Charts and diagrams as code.
□ □ □ □ □ □ □

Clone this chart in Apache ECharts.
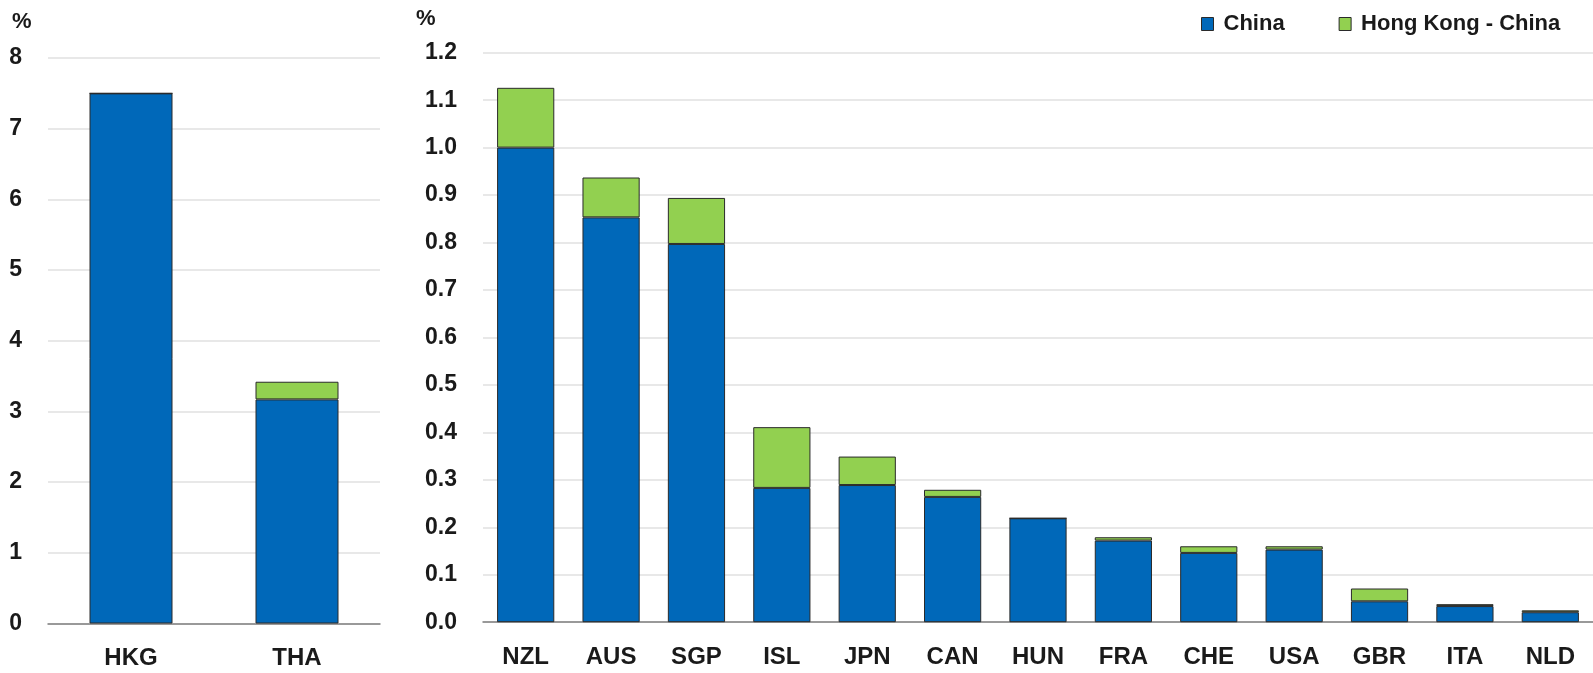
<!DOCTYPE html>
<html>
<head>
<meta charset="utf-8">
<script src="https://cdn.jsdelivr.net/npm/echarts@6/dist/echarts.min.js"></script>
<style>
html,body{margin:0;padding:0;background:#fff;}
#chart{width:1593px;height:673px;}
</style>
</head>
<body>
<div id="chart"></div>
<script>
const leftCategories = ['HKG', 'THA'];
const leftChina = [7.5, 3.17];
const leftHK = [0, 0.25];
const leftTicks = { min: 0, max: 8, interval: 1 };

const rightCategories = ['NZL', 'AUS', 'SGP', 'ISL', 'JPN', 'CAN', 'HUN', 'FRA', 'CHE', 'USA', 'GBR', 'ITA', 'NLD'];
const rightChina = [1.0, 0.853, 0.797, 0.283, 0.289, 0.264, 0.219, 0.172, 0.146, 0.153, 0.044, 0.034, 0.021];
const rightHK = [0.126, 0.084, 0.097, 0.128, 0.06, 0.015, 0, 0.007, 0.014, 0.007, 0.027, 0.004, 0.004];
const rightTicks = { min: 0, max: 1.2, interval: 0.1 };

const seriesNames = ['China', 'Hong Kong - China'];

const FONT = '"Liberation Sans Narrow", "Liberation Sans", Arial, sans-serif';
const BLUE = '#0068B9';
const GREEN = '#92D050';
const BORDER = '#2a2a2a';

const chart = echarts.init(document.getElementById('chart'), null, { renderer: 'canvas' });

function catAxis(idx, data) {
  return {
    type: 'category', gridIndex: idx, data: data,
    axisLine: { show: true, lineStyle: { color: '#7f7f7f', width: 1.5 } },
    axisTick: { show: false },
    axisLabel: { color: '#1a1a1a', fontFamily: FONT, fontWeight: 'bold', fontSize: 24, margin: 23 }
  };
}
function valAxis(idx, t, fmt) {
  return {
    type: 'value', gridIndex: idx, min: t.min, max: t.max, interval: t.interval,
    axisLine: { show: false }, axisTick: { show: false },
    splitLine: { lineStyle: { color: '#e0e0e0', width: 1.5 } },
    axisLabel: { color: '#1a1a1a', fontFamily: FONT, fontWeight: 'bold', fontSize: 23, margin: 26, align: 'right', formatter: fmt }
  };
}
function bar(name, x, y, data, color, width) {
  return {
    name: name, type: 'bar', stack: 's' + x, xAxisIndex: x, yAxisIndex: y, data: data,
    barWidth: width,
    itemStyle: { color: color, borderColor: BORDER, borderWidth: 1 },
    emphasis: { disabled: true }
  };
}

chart.setOption({
  animation: false,
  backgroundColor: '#ffffff',
  legend: {
    data: seriesNames,
    left: 1196, top: 8,
    itemWidth: 12, itemHeight: 13, itemGap: 54,
    icon: 'rect',
    itemStyle: { borderColor: BORDER, borderWidth: 1 },
    textStyle: { color: '#1a1a1a', fontFamily: FONT, fontWeight: 'bold', fontSize: 22, padding: [0, 0, 0, 5] }
  },
  graphic: [
    { type: 'text', left: 12, top: 11, style: { text: '%', fill: '#1a1a1a', font: 'bold 22px ' + FONT } },
    { type: 'text', left: 416, top: 8, style: { text: '%', fill: '#1a1a1a', font: 'bold 22px ' + FONT } }
  ],
  grid: [
    { left: 48, top: 58, width: 332, height: 565.5 },
    { left: 483, top: 52.7, width: 1122, height: 569.5 }
  ],
  xAxis: [catAxis(0, leftCategories), catAxis(1, rightCategories)],
  yAxis: [valAxis(0, leftTicks, v => String(v)), valAxis(1, rightTicks, v => v.toFixed(1))],
  series: [
    bar(seriesNames[0], 0, 0, leftChina, BLUE, '50%'),
    bar(seriesNames[1], 0, 0, leftHK, GREEN, '50%'),
    bar(seriesNames[0], 1, 1, rightChina, BLUE, '67%'),
    bar(seriesNames[1], 1, 1, rightHK, GREEN, '67%')
  ]
});
</script>
</body>
</html>
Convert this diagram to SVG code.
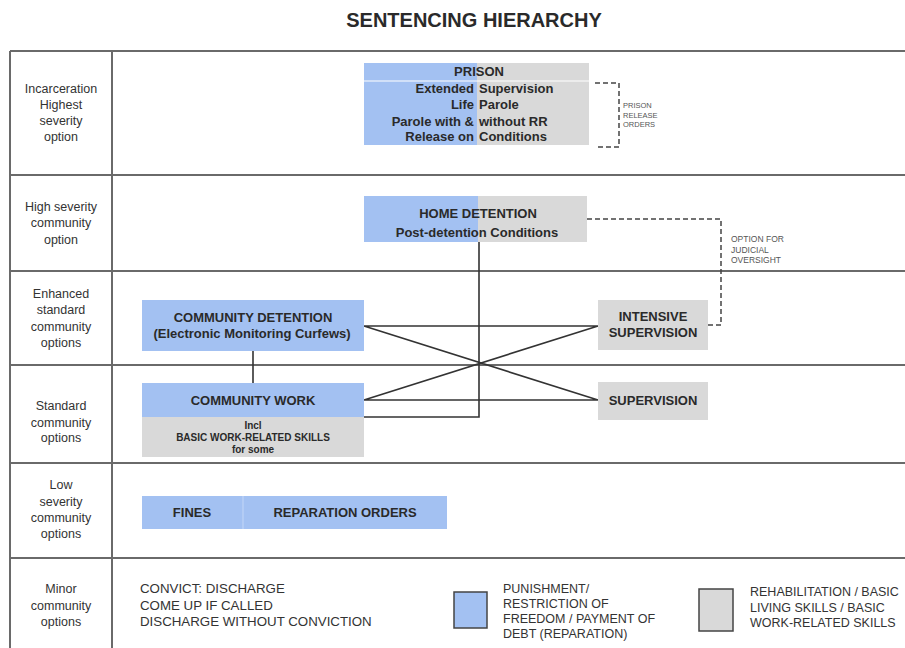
<svg xmlns="http://www.w3.org/2000/svg" width="905" height="648" viewBox="0 0 905 648">
<style>
text{font-family:"Liberation Sans",Arial,sans-serif;fill:#2a2a2a}
.title{font-size:20px;font-weight:bold;text-anchor:middle}
.lab{font-size:12.5px;text-anchor:middle;fill:#333}
.b{font-size:13px;font-weight:bold}
.c{text-anchor:middle}
.s{font-size:10px;font-weight:bold;text-anchor:middle}
.tiny{font-size:7.5px;fill:#555}
.sm{font-size:8.5px;fill:#555}
.leg{font-size:12.5px;fill:#333}
.conv{font-size:13.3px;fill:#333}
.blue{fill:#a3c1f2}
.gray{fill:#d9d9d9}
.grid{stroke:#6a6a6a;stroke-width:2;fill:none}
.con{stroke:#333;stroke-width:1.6;fill:none}
.dash{stroke:#444;stroke-width:1.5;fill:none;stroke-dasharray:5 3}
</style>
<rect width="905" height="648" fill="#fff"/>
<text class="title" x="474" y="27">SENTENCING HIERARCHY</text>

<g id="grid">
<path class="grid" d="M10 51H905M10 175H905M10 271H905M10 365H905M10 463H905M10 558H905M10 51V648M112 51V648"/>
</g>

<g id="row-labels">
<text class="lab" x="61" y="93">Incarceration</text>
<text class="lab" x="61" y="109">Highest</text>
<text class="lab" x="61" y="125">severity</text>
<text class="lab" x="61" y="141">option</text>
<text class="lab" x="61" y="211">High severity</text>
<text class="lab" x="61" y="227">community</text>
<text class="lab" x="61" y="244">option</text>
<text class="lab" x="61" y="298">Enhanced</text>
<text class="lab" x="61" y="314">standard</text>
<text class="lab" x="61" y="331">community</text>
<text class="lab" x="61" y="347">options</text>
<text class="lab" x="61" y="410">Standard</text>
<text class="lab" x="61" y="427">community</text>
<text class="lab" x="61" y="442">options</text>
<text class="lab" x="61" y="489">Low</text>
<text class="lab" x="61" y="506">severity</text>
<text class="lab" x="61" y="522">community</text>
<text class="lab" x="61" y="538">options</text>
<text class="lab" x="61" y="593">Minor</text>
<text class="lab" x="61" y="610">community</text>
<text class="lab" x="61" y="626">options</text>
</g>

<g id="connectors">
<path class="con" d="M479 242V417H364"/>
<path class="con" d="M253 351V383"/>
<path class="con" d="M364 326H598M364 326L598 400M364 400L598 326M364 400H598"/>
<path class="dash" d="M595 83H619V147H595"/>
<path class="dash" d="M587 219H721V325H708"/>
</g>

<g id="prison">
<rect class="blue" x="364" y="63" width="113" height="17.5"/>
<rect class="gray" x="477" y="63" width="112" height="17.5"/>
<rect class="blue" x="364" y="81.5" width="113" height="63.5"/>
<rect class="gray" x="477" y="81.5" width="112" height="63.5"/>
<text class="b c" x="479" y="76">PRISON</text>
<text class="b" x="474" y="93" text-anchor="end">Extended</text>
<text class="b" x="479" y="93">Supervision</text>
<text class="b" x="474" y="109" text-anchor="end">Life</text>
<text class="b" x="479" y="109">Parole</text>
<text class="b" x="474" y="126" text-anchor="end">Parole with &amp;</text>
<text class="b" x="479" y="126">without RR</text>
<text class="b" x="474" y="141" text-anchor="end">Release on</text>
<text class="b" x="479" y="141">Conditions</text>
</g>

<g id="prison-release-orders">
<text class="tiny" x="623" y="108">PRISON</text>
<text class="tiny" x="623" y="118">RELEASE</text>
<text class="tiny" x="623" y="127">ORDERS</text>
</g>

<g id="home-detention">
<rect class="blue" x="364" y="196" width="114" height="46"/>
<rect class="gray" x="478" y="196" width="109" height="46"/>
<text class="b c" x="478" y="218">HOME DETENTION</text>
<text class="b c" x="477" y="237">Post-detention Conditions</text>
</g>

<g id="judicial-oversight">
<text class="sm" x="731" y="242">OPTION FOR</text>
<text class="sm" x="731" y="253">JUDICIAL</text>
<text class="sm" x="731" y="263">OVERSIGHT</text>
</g>

<g id="community-detention">
<rect class="blue" x="142" y="300" width="222" height="51"/>
<text class="b c" x="253" y="322">COMMUNITY DETENTION</text>
<text class="b c" x="252" y="338">(Electronic Monitoring Curfews)</text>
</g>

<g id="intensive-supervision">
<rect class="gray" x="598" y="300" width="110" height="50"/>
<text class="b c" x="653" y="321">INTENSIVE</text>
<text class="b c" x="653" y="337">SUPERVISION</text>
</g>

<g id="community-work">
<rect class="blue" x="142" y="383" width="222" height="34"/>
<rect class="gray" x="142" y="417" width="222" height="40"/>
<text class="b c" x="253" y="405">COMMUNITY WORK</text>
<text class="s" x="253" y="429">Incl</text>
<text class="s" x="253" y="441">BASIC WORK-RELATED SKILLS</text>
<text class="s" x="253" y="453">for some</text>
</g>

<g id="supervision">
<rect class="gray" x="598" y="382" width="110" height="38"/>
<text class="b c" x="653" y="405">SUPERVISION</text>
</g>

<g id="fines">
<rect class="blue" x="142" y="496" width="305" height="33"/>
<line x1="243" y1="496" x2="243" y2="529" stroke="#c4d7f7" stroke-width="1"/>
<text class="b c" x="192" y="517">FINES</text>
<text class="b c" x="345" y="517">REPARATION ORDERS</text>
</g>

<g id="minor-options">
<text class="conv" x="140" y="593">CONVICT: DISCHARGE</text>
<text class="conv" x="140" y="610">COME UP IF CALLED</text>
<text class="conv" x="140" y="626">DISCHARGE WITHOUT CONVICTION</text>
</g>

<g id="legend-punishment">
<rect class="blue" x="454" y="592" width="33" height="36" stroke="#444" stroke-width="1.5"/>
<text class="leg" x="503" y="593">PUNISHMENT/</text>
<text class="leg" x="503" y="608">RESTRICTION OF</text>
<text class="leg" x="503" y="623">FREEDOM / PAYMENT OF</text>
<text class="leg" x="503" y="638">DEBT (REPARATION)</text>
</g>

<g id="legend-rehabilitation">
<rect class="gray" x="699" y="589" width="34" height="42" stroke="#444" stroke-width="1.5"/>
<text class="leg" x="750" y="596">REHABILITATION / BASIC</text>
<text class="leg" x="750" y="612">LIVING SKILLS / BASIC</text>
<text class="leg" x="750" y="627">WORK-RELATED SKILLS</text>
</g>
</svg>
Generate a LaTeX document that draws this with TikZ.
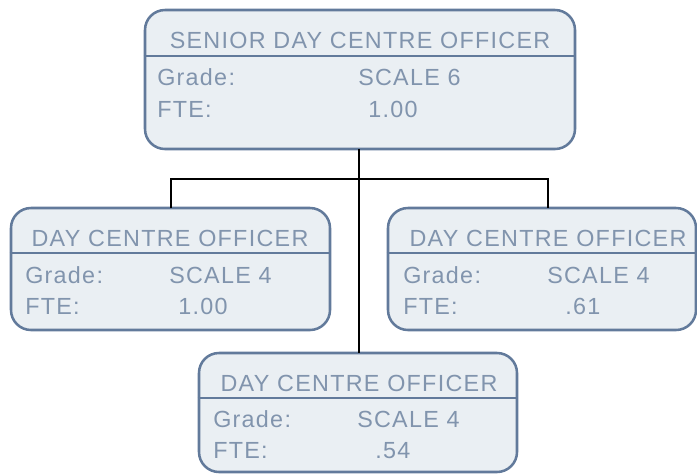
\documentclass[tikz,border=0pt]{standalone}
\usepackage{fontspec}
\usetikzlibrary{fit}
\newfontfamily\boxfont[LetterSpace=5.5]{Liberation Sans}
\definecolor{boxborder}{HTML}{627A9B}
\definecolor{boxfill}{HTML}{EAEFF3}
\definecolor{boxtext}{HTML}{8194AD}
\begin{document}
\begin{tikzpicture}[x=0.75pt,y=-0.75pt,
  box/.style={draw=boxborder, fill=boxfill, line width=1.9pt, rounded corners=15pt, inner sep=0pt},
  divider/.style={draw=boxborder, line width=1.9pt},
  txt/.style={text=boxtext, font=\boxfont\fontsize{17.5pt}{20pt}\selectfont, inner sep=0pt},
  conn/.style={draw=black, line width=1.9pt}]
\useasboundingbox (0,0) rectangle (697,475);
% boxes
\node[box, fit={(145,10) (575,149)}] (top) {};
\node[box, fit={(11,208) (330,330)}] (lbox) {};
\node[box, fit={(388,208) (696,330)}] (rbox) {};
\node[box, fit={(199,353) (517,472)}] (bbox) {};
% dividers
\draw[divider] (top.west |- 0,56) -- (top.east |- 0,56);
\draw[divider] (lbox.west |- 0,253) -- (lbox.east |- 0,253);
\draw[divider] (rbox.west |- 0,253) -- (rbox.east |- 0,253);
\draw[divider] (bbox.west |- 0,398) -- (bbox.east |- 0,398);
% connectors
\coordinate (j) at (359,179);
\coordinate (ltop) at (171,208);
\coordinate (rtop) at (548,208);
\coordinate (ttop) at (359,149);
\coordinate (btop) at (359,353);
\draw[conn] (ttop) -- (btop);
\draw[conn] (ltop) |- (j) -| (rtop);
% top texts
\node[txt, anchor=base] (t1) at (360,48) {SENIOR DAY CENTRE OFFICER};
\node[txt, anchor=base west] (t2) at (157,85) {Grade:};
\node[txt, anchor=base west] (t3) at (358,85) {SCALE 6};
\node[txt, anchor=base west] (t4) at (157,117) {FTE:};
\node[txt, anchor=base west] (t5) at (368,117) {1.00};
% left texts
\node[txt, anchor=base] (l1) at (170,246) {DAY CENTRE OFFICER};
\node[txt, anchor=base west] (l2) at (25,283) {Grade:};
\node[txt, anchor=base west] (l3) at (169,283) {SCALE 4};
\node[txt, anchor=base west] (l4) at (25,314) {FTE:};
\node[txt, anchor=base west] (l5) at (178,314) {1.00};
% right texts
\node[txt, anchor=base] (r1) at (548,246) {DAY CENTRE OFFICER};
\node[txt, anchor=base west] (r2) at (403,283) {Grade:};
\node[txt, anchor=base west] (r3) at (547,283) {SCALE 4};
\node[txt, anchor=base west] (r4) at (403,314) {FTE:};
\node[txt, anchor=base west] (r5) at (565,314) {.61};
% bottom texts
\node[txt, anchor=base] (b1) at (359,391) {DAY CENTRE OFFICER};
\node[txt, anchor=base west] (b2) at (213,427) {Grade:};
\node[txt, anchor=base west] (b3) at (357,427) {SCALE 4};
\node[txt, anchor=base west] (b4) at (213,458) {FTE:};
\node[txt, anchor=base west] (b5) at (375,458) {.54};
\end{tikzpicture}
\end{document}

□ □ □ □ □ □ □

Short problem.
Start at the first line of the records and write out everything up to and including the line containing "8, interval: 1". No pictures.

Output for this task.
Clone this chart in Apache ECharts.
<!DOCTYPE html>
<html>
<head>
<meta charset="utf-8">
<script src="https://cdn.jsdelivr.net/npm/echarts@6/dist/echarts.min.js"></script>
<style>
html,body{margin:0;padding:0;background:#fff;}
#chart{width:1593px;height:673px;}
</style>
</head>
<body>
<div id="chart"></div>
<script>
const leftCategories = ['HKG', 'THA'];
const leftChina = [7.5, 3.17];
const leftHK = [0, 0.25];
const leftTicks = { min: 0, max: 8, interval: 1 };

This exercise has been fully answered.